Data for processing:
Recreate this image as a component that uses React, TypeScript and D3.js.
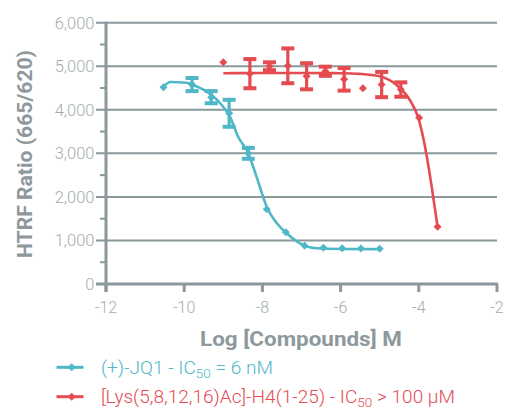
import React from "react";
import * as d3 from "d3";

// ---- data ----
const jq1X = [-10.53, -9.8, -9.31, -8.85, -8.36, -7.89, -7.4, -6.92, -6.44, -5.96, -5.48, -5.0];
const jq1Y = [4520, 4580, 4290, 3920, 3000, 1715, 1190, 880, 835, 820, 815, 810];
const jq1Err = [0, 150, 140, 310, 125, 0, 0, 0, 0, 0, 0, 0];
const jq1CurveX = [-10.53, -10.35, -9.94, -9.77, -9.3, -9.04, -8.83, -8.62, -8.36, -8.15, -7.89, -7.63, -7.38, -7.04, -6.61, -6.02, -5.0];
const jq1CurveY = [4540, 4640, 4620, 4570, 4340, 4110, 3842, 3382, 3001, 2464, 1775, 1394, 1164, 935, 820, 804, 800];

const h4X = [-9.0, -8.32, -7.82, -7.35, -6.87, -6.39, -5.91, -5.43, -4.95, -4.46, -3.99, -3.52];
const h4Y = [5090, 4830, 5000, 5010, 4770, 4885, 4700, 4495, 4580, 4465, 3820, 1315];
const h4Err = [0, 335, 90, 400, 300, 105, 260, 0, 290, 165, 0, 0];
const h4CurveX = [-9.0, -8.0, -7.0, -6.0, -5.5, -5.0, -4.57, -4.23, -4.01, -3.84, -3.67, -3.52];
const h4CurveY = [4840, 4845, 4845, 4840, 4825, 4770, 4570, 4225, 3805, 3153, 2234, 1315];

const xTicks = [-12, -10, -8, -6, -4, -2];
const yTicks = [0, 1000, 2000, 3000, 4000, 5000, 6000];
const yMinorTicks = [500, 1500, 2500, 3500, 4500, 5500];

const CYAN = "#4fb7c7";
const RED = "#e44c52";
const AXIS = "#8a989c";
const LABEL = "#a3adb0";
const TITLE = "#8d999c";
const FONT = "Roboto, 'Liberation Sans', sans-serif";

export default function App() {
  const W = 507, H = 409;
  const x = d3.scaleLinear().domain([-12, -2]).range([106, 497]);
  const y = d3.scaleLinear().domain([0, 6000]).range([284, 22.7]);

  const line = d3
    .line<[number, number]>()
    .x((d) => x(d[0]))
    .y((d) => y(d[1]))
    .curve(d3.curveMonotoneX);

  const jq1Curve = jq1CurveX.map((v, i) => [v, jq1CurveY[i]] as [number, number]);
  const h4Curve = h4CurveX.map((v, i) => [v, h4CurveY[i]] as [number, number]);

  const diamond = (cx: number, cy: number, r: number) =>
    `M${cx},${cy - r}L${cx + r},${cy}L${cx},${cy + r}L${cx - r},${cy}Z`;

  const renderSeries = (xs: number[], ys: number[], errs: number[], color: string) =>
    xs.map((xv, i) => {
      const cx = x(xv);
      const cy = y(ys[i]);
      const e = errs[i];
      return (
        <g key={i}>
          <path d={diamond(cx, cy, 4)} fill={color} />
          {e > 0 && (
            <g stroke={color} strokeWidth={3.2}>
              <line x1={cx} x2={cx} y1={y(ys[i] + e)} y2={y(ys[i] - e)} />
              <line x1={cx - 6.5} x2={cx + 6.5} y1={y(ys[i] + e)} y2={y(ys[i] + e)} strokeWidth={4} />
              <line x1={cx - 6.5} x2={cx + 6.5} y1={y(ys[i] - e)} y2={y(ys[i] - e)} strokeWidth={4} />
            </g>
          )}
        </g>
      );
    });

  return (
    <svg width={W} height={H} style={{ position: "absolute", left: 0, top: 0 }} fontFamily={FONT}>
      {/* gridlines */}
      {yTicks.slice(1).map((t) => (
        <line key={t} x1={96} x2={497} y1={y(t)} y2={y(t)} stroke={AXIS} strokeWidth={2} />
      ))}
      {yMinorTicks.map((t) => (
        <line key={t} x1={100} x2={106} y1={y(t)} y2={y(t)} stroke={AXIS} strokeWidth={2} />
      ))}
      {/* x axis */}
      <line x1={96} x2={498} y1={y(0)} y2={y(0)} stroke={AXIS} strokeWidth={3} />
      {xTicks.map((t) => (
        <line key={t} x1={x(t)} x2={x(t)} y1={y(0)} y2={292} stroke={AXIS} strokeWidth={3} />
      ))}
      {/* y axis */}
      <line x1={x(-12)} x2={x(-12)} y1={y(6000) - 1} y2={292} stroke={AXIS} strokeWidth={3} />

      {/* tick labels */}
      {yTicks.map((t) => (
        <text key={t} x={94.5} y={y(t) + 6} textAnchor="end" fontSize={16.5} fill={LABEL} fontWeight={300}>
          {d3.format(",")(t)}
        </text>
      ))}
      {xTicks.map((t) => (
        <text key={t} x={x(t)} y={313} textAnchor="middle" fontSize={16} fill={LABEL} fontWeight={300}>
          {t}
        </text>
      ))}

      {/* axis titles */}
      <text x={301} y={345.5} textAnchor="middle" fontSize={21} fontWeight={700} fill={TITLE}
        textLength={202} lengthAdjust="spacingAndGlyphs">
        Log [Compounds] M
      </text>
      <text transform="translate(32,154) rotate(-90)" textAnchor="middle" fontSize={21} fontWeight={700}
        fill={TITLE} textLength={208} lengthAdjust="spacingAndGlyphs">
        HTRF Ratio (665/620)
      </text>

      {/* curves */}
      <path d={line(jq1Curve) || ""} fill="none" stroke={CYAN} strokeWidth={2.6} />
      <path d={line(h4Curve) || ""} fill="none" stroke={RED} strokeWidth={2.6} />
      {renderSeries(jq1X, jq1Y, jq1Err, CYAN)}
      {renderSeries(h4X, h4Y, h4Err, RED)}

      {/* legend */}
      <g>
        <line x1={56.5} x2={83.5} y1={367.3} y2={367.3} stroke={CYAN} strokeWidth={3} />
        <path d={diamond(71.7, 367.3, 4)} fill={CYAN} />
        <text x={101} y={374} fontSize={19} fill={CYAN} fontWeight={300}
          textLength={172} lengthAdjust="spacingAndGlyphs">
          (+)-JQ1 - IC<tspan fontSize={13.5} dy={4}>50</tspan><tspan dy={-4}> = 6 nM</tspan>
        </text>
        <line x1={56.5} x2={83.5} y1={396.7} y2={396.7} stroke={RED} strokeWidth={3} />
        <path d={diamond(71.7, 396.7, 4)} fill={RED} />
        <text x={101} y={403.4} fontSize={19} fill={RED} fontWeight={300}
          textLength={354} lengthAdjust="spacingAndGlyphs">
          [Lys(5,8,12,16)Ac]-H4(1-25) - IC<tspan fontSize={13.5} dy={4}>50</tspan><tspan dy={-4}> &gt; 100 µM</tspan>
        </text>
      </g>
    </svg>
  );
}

---

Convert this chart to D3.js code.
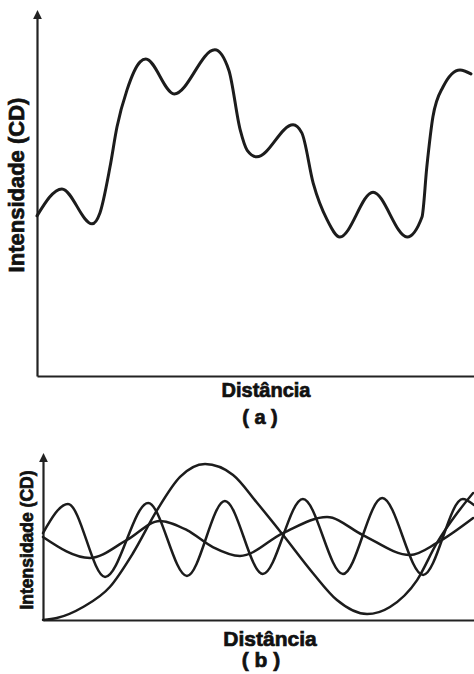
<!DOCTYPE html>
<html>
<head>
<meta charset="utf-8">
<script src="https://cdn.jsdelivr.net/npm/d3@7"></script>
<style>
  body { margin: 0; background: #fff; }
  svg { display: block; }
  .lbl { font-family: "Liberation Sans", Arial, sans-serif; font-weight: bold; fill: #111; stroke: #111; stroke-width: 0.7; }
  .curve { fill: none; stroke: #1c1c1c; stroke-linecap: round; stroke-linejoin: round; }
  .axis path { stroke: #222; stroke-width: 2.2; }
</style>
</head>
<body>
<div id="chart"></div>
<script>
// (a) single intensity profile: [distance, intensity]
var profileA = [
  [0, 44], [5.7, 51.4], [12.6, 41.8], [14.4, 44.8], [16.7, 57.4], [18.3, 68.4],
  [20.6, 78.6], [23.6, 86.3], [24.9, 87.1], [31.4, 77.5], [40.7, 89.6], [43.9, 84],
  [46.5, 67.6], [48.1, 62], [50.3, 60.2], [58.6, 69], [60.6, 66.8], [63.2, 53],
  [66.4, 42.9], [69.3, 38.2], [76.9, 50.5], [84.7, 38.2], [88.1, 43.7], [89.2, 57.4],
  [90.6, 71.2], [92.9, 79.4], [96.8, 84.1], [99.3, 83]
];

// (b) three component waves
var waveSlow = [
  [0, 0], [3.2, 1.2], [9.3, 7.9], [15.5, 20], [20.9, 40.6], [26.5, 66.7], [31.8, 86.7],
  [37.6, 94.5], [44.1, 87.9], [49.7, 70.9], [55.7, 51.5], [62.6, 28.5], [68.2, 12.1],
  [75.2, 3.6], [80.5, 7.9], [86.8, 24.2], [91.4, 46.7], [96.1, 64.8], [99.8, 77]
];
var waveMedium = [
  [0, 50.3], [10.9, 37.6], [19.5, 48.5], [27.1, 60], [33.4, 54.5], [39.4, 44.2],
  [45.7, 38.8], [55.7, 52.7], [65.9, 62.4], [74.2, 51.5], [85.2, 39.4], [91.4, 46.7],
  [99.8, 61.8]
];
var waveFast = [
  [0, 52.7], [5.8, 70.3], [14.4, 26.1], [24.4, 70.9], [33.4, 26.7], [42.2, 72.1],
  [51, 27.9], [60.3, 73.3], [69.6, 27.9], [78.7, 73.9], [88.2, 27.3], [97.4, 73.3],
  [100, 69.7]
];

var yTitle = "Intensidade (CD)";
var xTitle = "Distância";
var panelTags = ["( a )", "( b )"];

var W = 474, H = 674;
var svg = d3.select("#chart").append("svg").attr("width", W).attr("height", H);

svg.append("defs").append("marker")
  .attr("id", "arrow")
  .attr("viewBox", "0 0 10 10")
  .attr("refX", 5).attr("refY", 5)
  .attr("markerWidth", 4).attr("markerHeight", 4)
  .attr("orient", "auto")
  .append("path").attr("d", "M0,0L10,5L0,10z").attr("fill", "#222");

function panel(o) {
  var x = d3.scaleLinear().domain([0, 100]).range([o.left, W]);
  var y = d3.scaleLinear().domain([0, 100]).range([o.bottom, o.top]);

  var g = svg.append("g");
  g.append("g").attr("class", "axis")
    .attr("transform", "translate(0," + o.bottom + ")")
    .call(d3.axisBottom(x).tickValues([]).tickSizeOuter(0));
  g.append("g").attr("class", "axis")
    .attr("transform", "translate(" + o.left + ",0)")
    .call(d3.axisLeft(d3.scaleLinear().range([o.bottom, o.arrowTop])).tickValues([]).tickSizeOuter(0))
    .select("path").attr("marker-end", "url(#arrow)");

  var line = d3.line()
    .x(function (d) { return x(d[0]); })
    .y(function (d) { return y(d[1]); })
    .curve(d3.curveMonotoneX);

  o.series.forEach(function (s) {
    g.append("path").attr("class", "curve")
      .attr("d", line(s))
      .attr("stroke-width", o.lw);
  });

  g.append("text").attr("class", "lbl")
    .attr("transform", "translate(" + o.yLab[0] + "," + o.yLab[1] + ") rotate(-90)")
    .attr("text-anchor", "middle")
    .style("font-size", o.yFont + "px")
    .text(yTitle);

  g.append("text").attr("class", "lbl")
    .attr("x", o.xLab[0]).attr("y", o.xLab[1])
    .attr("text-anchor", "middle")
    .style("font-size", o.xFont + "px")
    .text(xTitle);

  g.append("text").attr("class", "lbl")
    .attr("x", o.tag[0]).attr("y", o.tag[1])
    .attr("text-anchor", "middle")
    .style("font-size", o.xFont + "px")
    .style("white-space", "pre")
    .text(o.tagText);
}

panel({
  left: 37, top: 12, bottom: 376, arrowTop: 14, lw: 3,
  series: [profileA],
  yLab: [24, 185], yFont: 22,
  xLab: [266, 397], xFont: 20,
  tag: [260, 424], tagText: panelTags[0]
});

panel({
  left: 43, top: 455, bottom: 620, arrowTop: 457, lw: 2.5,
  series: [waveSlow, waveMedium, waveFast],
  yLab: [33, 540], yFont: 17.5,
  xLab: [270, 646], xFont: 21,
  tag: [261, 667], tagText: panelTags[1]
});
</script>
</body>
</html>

Task brief: From the records above, extract the lines from the one holding "Recreate this image" through the one holding "import * as", word for word; omit the pictures.

Written reply:
Recreate this image as a component that uses React, TypeScript and D3.js.
import React from "react";
import * as d3 from "d3";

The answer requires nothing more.